Fashion Image Making Short Course
Course description
Key information
- Business of fashion communication
- Image creation and positioning
- Art / processes history
- Production and logistics
- Be more familiar with various printmaking processes
- Built a critical understanding of the broader world of fashion image
- Learnt the fundamental technical skills in the area of focus
- Present work in an appropriate format
- Contextualise practice within the space of fashion image making
- Digital badge and certificate of attendance
- Sketchbooks and pencil case (mediums of choice)
- Camera or phone for capturing images
Tutor
Gaetan Bernede
Gaëtan is a French, London based image maker. After graduating from a BA in Graphic Design at Central St. Martins he started working as a graphic designer and art director in the beauty sector. Quickly he started assisting photographer and director Yvan Fabing, owning his photographic lighting skills and working on the development of cross media projects. He very naturally spent the following years assisting a wide range of renowned photographers. Working on productions for the likes of Vogue, Elle, Cartier, Boodles, Fendi, Apple, New Balance and many more… His practice, is inspired by historical research, a love for alternative photographic processes, printmaking and informed by his background in graphic arts, all reinforced by his thorough technical knowledge . Over the years, Gaëtan’s work has found its place in some of London’s most interesting magazines ( Port, Objection, Document ), galleries and art fairs. He is also an associate lecturer in Fashion Photography at London College of Fashion and has taught workshops at AMFI in Amsterdam.
Tarang Bharti
As Course Leader for the Graduate Diploma in Fashion Design and Technology, I bring over a decade of teaching experience. My academic practice is rooted in reflective research, critical inquiry, and experimental design processes that explore the intersection of craftsmanship and technology through rigorous technical investigation.

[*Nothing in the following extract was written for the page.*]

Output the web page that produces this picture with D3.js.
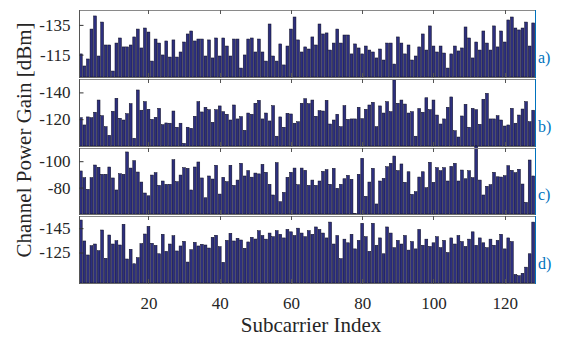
<!DOCTYPE html>
<html><head><meta charset="utf-8">
<script src="https://cdn.jsdelivr.net/npm/d3@7/dist/d3.min.js"></script>
<style>html,body{margin:0;padding:0;background:#fff;}svg{display:block;}</style>
</head><body><svg id="chart" width="562" height="337"></svg>
<script>
const subcarriers = d3.range(1, 129);
const xTicks = [20, 40, 60, 80, 100, 120];
const panelLabels = ["a)", "b)", "c)", "d)"];
const yTicksA = [-135, -115];
const yTicksB = [-140, -120];
const yTicksC = [-100, -80];
const yTicksD = [-145, -125];

const gainA = [-115.5,-107.4,-112.1,-132.2,-141,-114.1,-136.9,-121.5,-121.5,-104,-122.8,-126.2,-120.2,-120.2,-121.5,-126.9,-132.2,-119.5,-132.9,-130.2,-110.7,-125.5,-122.8,-114.8,-124.2,-113.4,-124.9,-113.4,-116.8,-123.5,-128.9,-130.9,-124.2,-125.5,-125.5,-114.1,-124.9,-112.8,-126.2,-114.1,-126.2,-120.8,-114.1,-125.5,-125.5,-106,-114.8,-125.5,-126.2,-116.8,-125.5,-116.8,-110.7,-135.6,-114.1,-110.7,-122.2,-108.1,-120.8,-132.2,-140.3,-124.9,-116.8,-120.2,-118.8,-126.9,-121.5,-135.6,-128.9,-129.6,-118.1,-122.8,-132.2,-122.8,-128.2,-128.2,-115.5,-122.2,-119.5,-115.5,-120.8,-118.1,-116.8,-112.8,-118.8,-111.4,-122.8,-122.8,-108.7,-126.9,-122.8,-115.5,-121.5,-111.4,-114.1,-120.2,-128.9,-118.1,-134.3,-120.8,-116.8,-120.8,-116.1,-106,-115.5,-120.8,-117.5,-119.5,-133.6,-126.2,-112.8,-123.5,-118.1,-130.9,-122.8,-118.1,-134.3,-120.2,-130.9,-123.5,-138.3,-140.3,-132.9,-131.6,-132.9,-136.9,-120.8,-136.3];
const gainB = [-121.1,-115.7,-121.7,-121.1,-125.2,-134.3,-122.6,-114.4,-108,-125.9,-135.6,-120.7,-119.4,-124.1,-131.6,-105.8,-141.8,-126.7,-133.1,-127.4,-119.9,-121.4,-128.1,-115.9,-117.2,-117,-126.1,-114,-117,-102,-114,-113.2,-122.2,-133.1,-125.4,-128.9,-127.1,-117.7,-127.1,-129.9,-125.6,-123.7,-119.4,-130.6,-120.2,-121.9,-111.7,-124.6,-123.7,-131.9,-134.1,-120.2,-124.6,-118.7,-130.1,-107.3,-121.7,-114,-124.4,-123.9,-117,-118.1,-131.9,-135.3,-131.6,-134.3,-122.2,-126.4,-126.1,-134.1,-116.4,-119.4,-123.7,-114.4,-130.1,-119.9,-120.2,-120.2,-128.9,-120.4,-127.4,-130.6,-132.6,-114.4,-129.9,-124.6,-133.1,-125.6,-149.3,-131.9,-134.3,-131.3,-124.6,-125.6,-107.3,-128,-125.2,-136,-127.1,-134.3,-123.1,-116.4,-120.2,-128.9,-136.6,-111.4,-106.7,-122.4,-131.1,-114,-128.1,-127.1,-116.2,-134.9,-139.3,-120.2,-120.2,-122.6,-119.4,-114.9,-115.7,-128.1,-117,-123.1,-127.6,-133.1,-118.1,-126.7];
const gainC = [-92.6,-87.5,-78.7,-87.5,-97.1,-95.4,-90.1,-90.1,-95.6,-87.3,-78.2,-90.5,-90.1,-107,-94.8,-100.4,-91.8,-84.2,-75.9,-73.8,-89.5,-91.3,-81.7,-85,-82.5,-82.5,-101.1,-84.5,-89.5,-95.1,-94.6,-78.2,-95.6,-99.4,-87.3,-72.3,-88.8,-86.5,-96.9,-75.1,-87.8,-84.5,-96.9,-81.7,-85.7,-98.4,-88.8,-92.9,-87.9,-91,-90.4,-97.6,-91.6,-82.5,-74.4,-98.9,-69.3,-76.4,-87.8,-91.6,-94.8,-82.2,-94.8,-93.1,-81.7,-85.7,-81.7,-85,-92.3,-93.6,-82.5,-94.6,-79.5,-82.5,-86.7,-89.3,-86.3,-60.5,-90.1,-102.2,-73.4,-84.2,-94.6,-67.6,-85,-87,-95.8,-98.4,-103.9,-92.9,-97.9,-84,-92,-74.9,-76.9,-88,-92,-79.9,-99.2,-84,-95.1,-92.8,-95.1,-85,-96.1,-98.4,-85,-93.3,-86.7,-92.8,-87.5,-111.5,-85.7,-74.4,-81,-82.2,-91.6,-88.2,-88,-89,-96.6,-93.1,-91.3,-93.9,-82.7,-68.8,-100.9,-88.8];
const gainD = [-151.7,-134.5,-123,-130.6,-132,-126.5,-143.5,-120.3,-139.4,-132,-134.7,-131.2,-148.2,-119.7,-127.7,-115.8,-120.8,-132.3,-140.2,-146.5,-132.6,-130.9,-124,-140,-126,-132,-138.8,-126.3,-130.4,-134.2,-117.2,-127.3,-133.4,-130.4,-131.8,-131.2,-128.7,-137.5,-139.2,-129.8,-117,-135,-140.8,-134.5,-136.7,-135.3,-128.5,-133.7,-137.5,-136.1,-142.9,-139,-136,-141,-138,-143,-140,-137,-144,-142,-139,-145,-141,-138,-143,-140,-146,-144,-141,-137,-150,-132,-139,-120,-136,-133,-140,-128,-135,-149,-138,-126,-149,-131,-137,-124,-146,-141,-129,-135,-132,-139,-127,-134,-128,-144,-131,-136,-130,-133,-138,-129,-135,-125,-137,-132,-139,-134,-130,-136,-142,-131,-137,-133,-129,-136,-131,-135,-140,-128,-137,-134,-107,-106,-108,-113,-124,-150];

const panels = [
  {data: gainA, ticks: yTicksA, dom: [-145, -100], top: 10, bottom: 77},
  {data: gainB, ticks: yTicksB, dom: [-150, -100], top: 79, bottom: 146},
  {data: gainC, ticks: yTicksC, dom: [-110, -60], top: 148, bottom: 214},
  {data: gainD, ticks: yTicksD, dom: [-155, -100], top: 216, bottom: 283}
];

const svg = d3.select("#chart");
const FONT = "'Liberation Serif', 'Times New Roman', serif";
const x = d3.scaleLinear().domain([0.5, 128.5]).range([79, 535]);
const bw = 0.8 * (x(1) - x(0));

panels.forEach((p, k) => {
  const y = d3.scaleLinear().domain(p.dom).range([p.top, p.bottom]);
  const g = svg.append("g");
  g.selectAll("rect.bar").data(p.data).enter().append("rect")
    .attr("class", "bar")
    .attr("x", (d, i) => x(subcarriers[i]) - bw / 2)
    .attr("width", bw)
    .attr("y", d => Math.min(y(d), p.bottom))
    .attr("height", d => Math.max(0, p.bottom - y(d)))
    .attr("fill", "#2d2f7e")
    .attr("stroke", "#0b0b1e")
    .attr("stroke-width", 0.5);
  g.append("line").attr("x1", 79).attr("x2", 535).attr("y1", p.top + 0.5).attr("y2", p.top + 0.5)
    .attr("stroke", "#8a8a8a").attr("stroke-width", 1);
  g.append("line").attr("x1", 79).attr("x2", 535).attr("y1", p.bottom + 0.5).attr("y2", p.bottom + 0.5)
    .attr("stroke", "#6a6a6a").attr("stroke-width", 1);
  g.selectAll("line.tt").data(xTicks).enter().append("line")
    .attr("x1", d => Math.round(x(d)) + 0.5).attr("x2", d => Math.round(x(d)) + 0.5)
    .attr("y1", p.top).attr("y2", p.top + 4).attr("stroke", "#555").attr("stroke-width", 1);
  g.selectAll("line.bt").data(xTicks).enter().append("line")
    .attr("x1", d => Math.round(x(d)) + 0.5).attr("x2", d => Math.round(x(d)) + 0.5)
    .attr("y1", p.bottom - 4).attr("y2", p.bottom + 1).attr("stroke", "#555").attr("stroke-width", 1);
  const ax = d3.axisLeft(y).tickValues(p.ticks).tickSize(-4).tickPadding(9).tickFormat(d => String(d));
  const ag = g.append("g").attr("transform", "translate(79.5,0)").call(ax);
  ag.select(".domain").attr("stroke", "#555").attr("d", `M0,${p.top}V${p.bottom + 1}`);
  ag.selectAll(".tick line").attr("stroke", "#333");
  ag.selectAll(".tick text").attr("font-family", FONT).attr("font-size", 17).attr("fill", "#262626");
  g.append("line").attr("x1", 535.5).attr("x2", 535.5).attr("y1", p.top).attr("y2", p.bottom + 1)
    .attr("stroke", "#0072BD").attr("stroke-width", 1);
  g.append("text").attr("x", 538).attr("y", (p.top + p.bottom) / 2 + 19)
    .attr("font-family", FONT).attr("font-size", 16).attr("fill", "#0072BD")
    .text(panelLabels[k]);
});

const last = panels[3];
const xa = d3.axisBottom(x).tickValues(xTicks).tickSize(0).tickPadding(14).tickFormat(d => String(d));
const xg = svg.append("g").attr("transform", `translate(0,${last.bottom})`).call(xa);
xg.select(".domain").remove();
xg.selectAll(".tick text").attr("font-family", FONT).attr("font-size", 17).attr("fill", "#262626");

svg.append("text").attr("x", 311).attr("y", 332).attr("text-anchor", "middle")
  .attr("font-family", FONT).attr("font-size", 21).attr("fill", "#262626").text("Subcarrier Index");
svg.append("text").attr("transform", "translate(31,140) rotate(-90)").attr("text-anchor", "middle")
  .attr("font-family", FONT).attr("font-size", 21).attr("fill", "#262626").text("Channel Power Gain [dBm]");
</script></body></html>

My artistic practice focuses on time and site-specific works that explore my evolving relationship with nature, both in physical and metaphysical terms. Through these investigations, I examine how aesthetic experiences unfold across multiple layers: the material, the perceptual, the experiential, and the intangible spaces that connect them.
By shifting the perspective through which I observe nature, my work seeks to reveal a sense of constancy. Studying nature’s microcosms becomes a way to reflect on our own internal structures and rhythms.
This attentiveness to process informs my teaching and research, nurturing an ever-evolving understanding of creativity across materials, disciplines, and concepts.